→ **Exercise**
Leave the pictures out and retype the lines from the beginning through the line with "const cursorY = [9, 7.5, -4.5, 10];", both ends included.

→ **Provided material**

----

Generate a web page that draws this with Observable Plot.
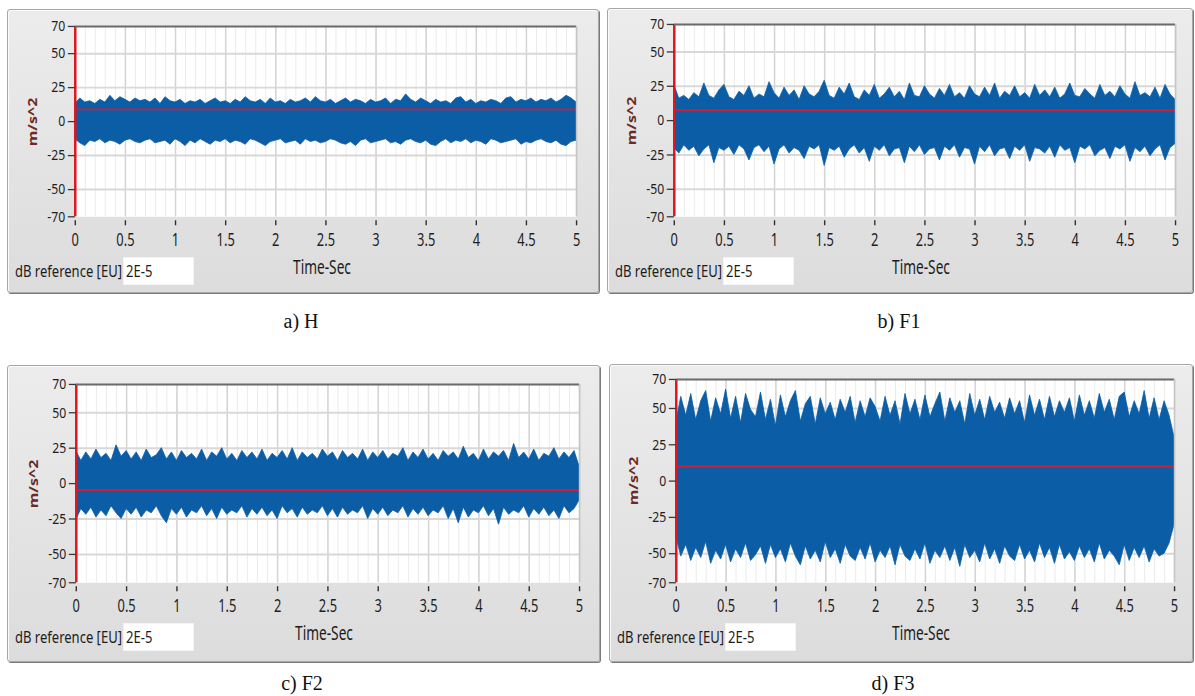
<!DOCTYPE html>
<html>
<head>
<meta charset="utf-8">
<script src="https://cdn.jsdelivr.net/npm/d3@7"></script>
<script src="https://cdn.jsdelivr.net/npm/@observablehq/plot@0.6"></script>
<style>
  html, body { margin: 0; padding: 0; background: #fff; }
  #root { position: relative; width: 1195px; height: 696px; overflow: hidden; font-family: "Noto Sans", "Open Sans", sans-serif; }
  .frame { position: absolute; box-sizing: border-box; border: 1px solid #a7a7a7; border-radius: 3px;
           background: linear-gradient(#ececec, #dcdcdc); box-shadow: 1px 1px 0 #7a7a7a, inset 1px 1px 0 #fbfbfb; }
  .frame svg { position: absolute; left: -1px; top: -1px; }
  .lv { position: absolute; white-space: nowrap; color: #1c1c1c; font-family: "Noto Sans", "Open Sans", sans-serif; }
  .box { position: absolute; background: #fff; box-sizing: border-box; border: 1px solid #f4f4f4; }
  .cap { position: absolute; white-space: nowrap; font-family: "Liberation Serif", "Times New Roman", serif; font-size: 20px; color: #111; transform: translate(-50%, -50%); }
</style>
</head>
<body>
<div id="root"></div>
<script>
// ---------- data (upper / lower envelope of each signal, every 0.05 s) ----------
const xTicks = [0, 0.5, 1, 1.5, 2, 2.5, 3, 3.5, 4, 4.5, 5];
const xTickLabels = ["0", "0.5", "1", "1.5", "2", "2.5", "3", "3.5", "4", "4.5", "5"];
const yTicks = [70, 50, 25, 0, -25, -50, -70];
const yGrid = [50, 25, 0, -25, -50];
const minorX = d3.range(0, 51).map(i => i / 10);
const sampleTimes = d3.range(0, 101).map(i => i * 0.05);
const captions = ["a) H", "b) F1", "c) F2", "d) F3"];
const cursorT = 0;
const cursorY = [9, 7.5, -4.5, 10];

const hiA = [13,17,14,15,13,16,14,19,15,18, 16,14,17,15,16,14,17,13,18,15, 14,16,13,15,14,16,13,15,17,14,
             15,13,16,14,18,15,14,16,13,17, 14,15,13,16,14,15,17,14,18,15, 14,16,13,15,17,14,16,15,13,16,
             14,15,17,13,16,15,20,16,14,17, 15,13,16,14,15,13,17,18,14,16, 13,15,14,16,15,13,17,18,14,16,
             15,17,14,16,15,17,14,16,19,17, 14];
const loA = [-13,-16,-18,-14,-15,-13,-16,-14,-15,-17, -14,-13,-15,-16,-14,-13,-16,-15,-14,-17,
             -13,-15,-18,-14,-16,-13,-15,-17,-14,-15, -13,-16,-14,-15,-17,-13,-14,-16,-18,-15,
             -14,-13,-16,-15,-14,-17,-13,-15,-14,-16, -15,-13,-14,-16,-17,-15,-18,-14,-13,-16,
             -15,-14,-13,-16,-15,-17,-14,-13,-15,-16, -14,-17,-18,-15,-13,-16,-14,-15,-13,-16,
             -14,-15,-17,-13,-14,-16,-15,-14,-13,-17, -15,-16,-14,-13,-15,-16,-14,-17,-18,-15, -14];
const hiB = [26,16,18,15,20,17,27,18,16,22, 26,17,15,21,18,25,16,19,17,28, 20,16,24,18,22,15,25,19,17,21,
             29,18,16,24,19,27,17,15,22,18, 26,16,19,24,17,21,15,27,18,17, 25,19,16,23,18,26,17,20,16,25,
             19,17,24,18,27,16,21,18,25,17, 20,16,26,18,22,17,24,16,19,27, 18,17,23,19,16,26,18,21,17,25,
             19,16,28,18,20,17,24,16,26,19, 15];
const loB = [-20,-24,-18,-22,-19,-26,-21,-18,-31,-20, -22,-19,-25,-18,-21,-29,-20,-18,-23,-19,
             -32,-21,-18,-24,-20,-22,-28,-19,-21,-18, -33,-20,-22,-19,-27,-21,-18,-24,-20,-30,
             -19,-22,-18,-26,-21,-20,-31,-19,-23,-18, -25,-21,-20,-29,-19,-22,-18,-27,-20,-21,
             -32,-19,-23,-18,-26,-21,-20,-28,-19,-22, -18,-30,-20,-21,-24,-19,-27,-18,-22,-20,
             -31,-19,-21,-18,-26,-22,-20,-28,-19,-21, -18,-30,-20,-23,-19,-26,-21,-18,-29,-20, -17];
const hiC = [23,16,22,17,24,18,21,16,27,19, 23,17,22,16,24,18,20,25,17,22, 16,23,18,21,17,24,16,22,19,25,
             17,21,16,23,18,22,17,24,16,21, 18,23,17,25,16,22,18,21,17,24, 19,22,16,23,18,21,17,24,16,22,
             18,23,17,21,19,25,16,22,18,24, 17,21,16,23,19,22,17,26,18,21, 16,24,17,22,19,23,16,28,18,22,
             17,24,16,21,19,25,17,22,18,23, 12];
const loC = [-26,-18,-22,-17,-24,-19,-23,-16,-21,-25, -18,-22,-17,-24,-19,-21,-16,-23,-28,-18,
             -22,-17,-24,-19,-21,-16,-23,-18,-25,-17, -22,-19,-21,-16,-24,-18,-22,-17,-23,-19,
             -25,-16,-21,-18,-24,-17,-22,-19,-21,-16, -23,-18,-24,-17,-22,-19,-21,-16,-25,-18,
             -22,-17,-23,-19,-21,-16,-24,-18,-22,-17, -23,-19,-21,-16,-25,-18,-28,-17,-24,-19,
             -21,-16,-23,-18,-29,-17,-22,-19,-21,-16, -24,-18,-22,-17,-23,-19,-25,-16,-21,-18, -12];
const hiD = [40,58,45,60,42,55,62,41,57,46, 63,43,58,40,60,49,44,61,42,56, 38,59,44,55,62,41,53,58,39,57,
             46,54,42,56,47,58,40,55,44,57, 51,41,58,45,55,39,60,46,56,42, 59,44,53,61,41,57,47,55,39,60,
             45,56,42,58,47,54,43,57,46,55, 40,59,45,56,42,58,44,55,47,57, 41,59,45,55,43,60,47,56,42,58,
             61,44,55,46,62,43,57,42,55,45, 30];
const loD = [-38,-52,-44,-55,-46,-53,-42,-57,-48,-54, -44,-56,-47,-53,-43,-55,-51,-45,-57,-44,
             -53,-47,-56,-43,-52,-58,-45,-54,-48,-56, -42,-53,-47,-57,-44,-52,-55,-46,-54,-43,
             -56,-48,-53,-45,-58,-44,-52,-55,-47,-54, -43,-57,-48,-53,-45,-55,-46,-59,-44,-53,
             -48,-56,-43,-54,-47,-57,-45,-52,-55,-44, -54,-48,-56,-43,-53,-46,-57,-44,-54,-49,
             -55,-45,-53,-47,-56,-43,-54,-48,-52,-58, -44,-55,-46,-53,-45,-56,-47,-52,-50,-43, -30];

const highs = [hiA, hiB, hiC, hiD];
const lows = [loA, loB, loC, loD];

// ---------- layout (page pixels) ----------
const layout = [
  {left: 7,   top: 9,   w: 592, h: 284, x0: 75,  x5: 578,  yT: 26,  yB: 217, capX: 301, capY: 321},
  {left: 607, top: 8,   w: 586, h: 285, x0: 674, x5: 1177, yT: 24,  yB: 217, capX: 899, capY: 321},
  {left: 7,   top: 365, w: 593, h: 297, x0: 76,  x5: 581,  yT: 384, yB: 583, capX: 302, capY: 683},
  {left: 609, top: 364, w: 584, h: 298, x0: 676, x5: 1176, yT: 379, yB: 583, capX: 893, capY: 683}
];
const blue = "#0b5da6";

const root = document.getElementById("root");

function squeeze(svg, sel, k) {
  d3.select(svg).selectAll(sel).each(function () {
    const tr = this.getAttribute("transform") || "";
    this.setAttribute("transform", tr + ` scale(${k},1)`);
  });
}

function addText(cls, html, left, top, style) {
  const d = document.createElement("div");
  d.className = cls;
  d.innerHTML = html;
  d.style.left = left + "px";
  d.style.top = top + "px";
  Object.assign(d.style, style || {});
  root.appendChild(d);
  return d;
}

layout.forEach((p, k) => {
  const rows = sampleTimes.map((t, i) => ({t, hi: highs[k][i], lo: lows[k][i]}));
  const frame = document.createElement("div");
  frame.className = "frame";
  Object.assign(frame.style, {left: p.left + "px", top: p.top + "px", width: p.w + "px", height: p.h + "px"});
  root.appendChild(frame);

  // tick marks of the x axis sit a few pixels below the plot area
  const upp = 140 / (p.yB - p.yT);           // data units per pixel
  const tickTop = -70 - 4 * upp, tickBot = -70 - 9 * upp;

  const svg = Plot.plot({
    width: p.w,
    height: p.h,
    marginLeft: p.x0 - p.left,
    marginRight: p.left + p.w - p.x5,
    marginTop: p.yT - p.top,
    marginBottom: p.top + p.h - p.yB,
    x: {domain: [0, 5], label: null},
    y: {domain: [-70, 70], label: null},
    style: {background: "transparent", overflow: "visible", fontFamily: "'Noto Sans', 'Open Sans', sans-serif", fontSize: "16px", color: "#1e1e1e"},
    marks: [
      Plot.frame({fill: "white", stroke: "none"}),
      Plot.ruleX(minorX, {stroke: "#ebebeb", strokeWidth: 1}),
      Plot.ruleX(xTicks, {stroke: "#d4d4d4", strokeWidth: 1.5}),
      Plot.ruleY(yGrid, {stroke: "#d8d8d8", strokeWidth: 2}),
      Plot.areaY(rows, {x: "t", y1: "lo", y2: "hi", fill: blue, stroke: blue, strokeWidth: 0.8, curve: "linear"}),
      Plot.ruleY([cursorY[k]], {stroke: "#c9203a", strokeWidth: 2}),
      Plot.ruleX([cursorT], {stroke: "#e3141c", strokeWidth: 2.5}),
      Plot.ruleY([70], {stroke: "#6a6a6a", strokeWidth: 2}),
      Plot.ruleX([5], {stroke: "#c6c6c6", strokeWidth: 1.5}),
      Plot.ruleX(xTicks, {y1: tickTop, y2: tickBot, stroke: "#2e2e2e", strokeWidth: 1.4, clip: false}),
      Plot.axisX(xTicks, {tickSize: 0, tickPadding: 16, fontSize: 19,
                          tickFormat: (d) => xTickLabels[xTicks.indexOf(d)], label: null}),
      Plot.axisY(yTicks, {tickSize: 7, tickPadding: 3, fontSize: 15, stroke: "#3a3a3a", strokeWidth: 1.3,
                          tickFormat: (d) => String(d), label: null})
    ]
  });
  frame.appendChild(svg);
  squeeze(svg, 'g[aria-label="x-axis tick label"] text', 0.68);
  squeeze(svg, 'g[aria-label="y-axis tick label"] text', 0.82);

  // y label (rotated)
  const yZero = p.yT + (p.yB - p.yT) / 2;
  addText("lv", "m/s^2", p.x0 - 43, yZero, {fontSize: "16px", fontWeight: "700", color: "#6a2b25",
          transform: "translate(-50%,-50%) rotate(-90deg) scale(1,0.8)"});
  // x label
  addText("lv", "Time-Sec", (p.x0 + p.x5) / 2 - 5, p.yB + 50, {fontSize: "19px",
          transform: "translate(-50%,-50%) scale(0.72,1)"});
  // dB reference control
  const boxTop = p.yB + 40, boxLeft = p.left + 116;
  addText("box", "", boxLeft, boxTop, {width: "71px", height: "28px"});
  addText("lv", "dB reference [EU]", p.left + 8, boxTop + 14, {fontSize: "15.5px", transformOrigin: "0 50%",
          transform: "translateY(-50%) scale(0.84,1)"});
  addText("lv", "2E-5", boxLeft + 3, boxTop + 14, {fontSize: "15.5px", transformOrigin: "0 50%",
          transform: "translateY(-50%) scale(0.84,1)"});
  // caption
  addText("cap", captions[k], p.capX, p.capY, {});
});
</script>
</body>
</html>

----

→ **Solution for this exercise**
Generate a web page that draws this with Observable Plot.
<!DOCTYPE html>
<html>
<head>
<meta charset="utf-8">
<script src="https://cdn.jsdelivr.net/npm/d3@7"></script>
<script src="https://cdn.jsdelivr.net/npm/@observablehq/plot@0.6"></script>
<style>
  html, body { margin: 0; padding: 0; background: #fff; }
  #root { position: relative; width: 1195px; height: 696px; overflow: hidden; font-family: "Noto Sans", "Open Sans", sans-serif; }
  .frame { position: absolute; box-sizing: border-box; border: 1px solid #a7a7a7; border-radius: 3px;
           background: linear-gradient(#ececec, #dcdcdc); box-shadow: 1px 1px 0 #7a7a7a, inset 1px 1px 0 #fbfbfb; }
  .frame svg { position: absolute; left: -1px; top: -1px; }
  .lv { position: absolute; white-space: nowrap; color: #1c1c1c; font-family: "Noto Sans", "Open Sans", sans-serif; }
  .box { position: absolute; background: #fff; box-sizing: border-box; border: 1px solid #f4f4f4; }
  .cap { position: absolute; white-space: nowrap; font-family: "Liberation Serif", "Times New Roman", serif; font-size: 20px; color: #111; transform: translate(-50%, -50%); }
</style>
</head>
<body>
<div id="root"></div>
<script>
// ---------- data (upper / lower envelope of each signal, every 0.05 s) ----------
const xTicks = [0, 0.5, 1, 1.5, 2, 2.5, 3, 3.5, 4, 4.5, 5];
const xTickLabels = ["0", "0.5", "1", "1.5", "2", "2.5", "3", "3.5", "4", "4.5", "5"];
const yTicks = [70, 50, 25, 0, -25, -50, -70];
const yGrid = [50, 25, 0, -25, -50];
const minorX = d3.range(0, 51).map(i => i / 10);
const sampleTimes = d3.range(0, 101).map(i => i * 0.05);
const captions = ["a) H", "b) F1", "c) F2", "d) F3"];
const cursorT = 0;
const cursorY = [9, 7.5, -4.5, 10];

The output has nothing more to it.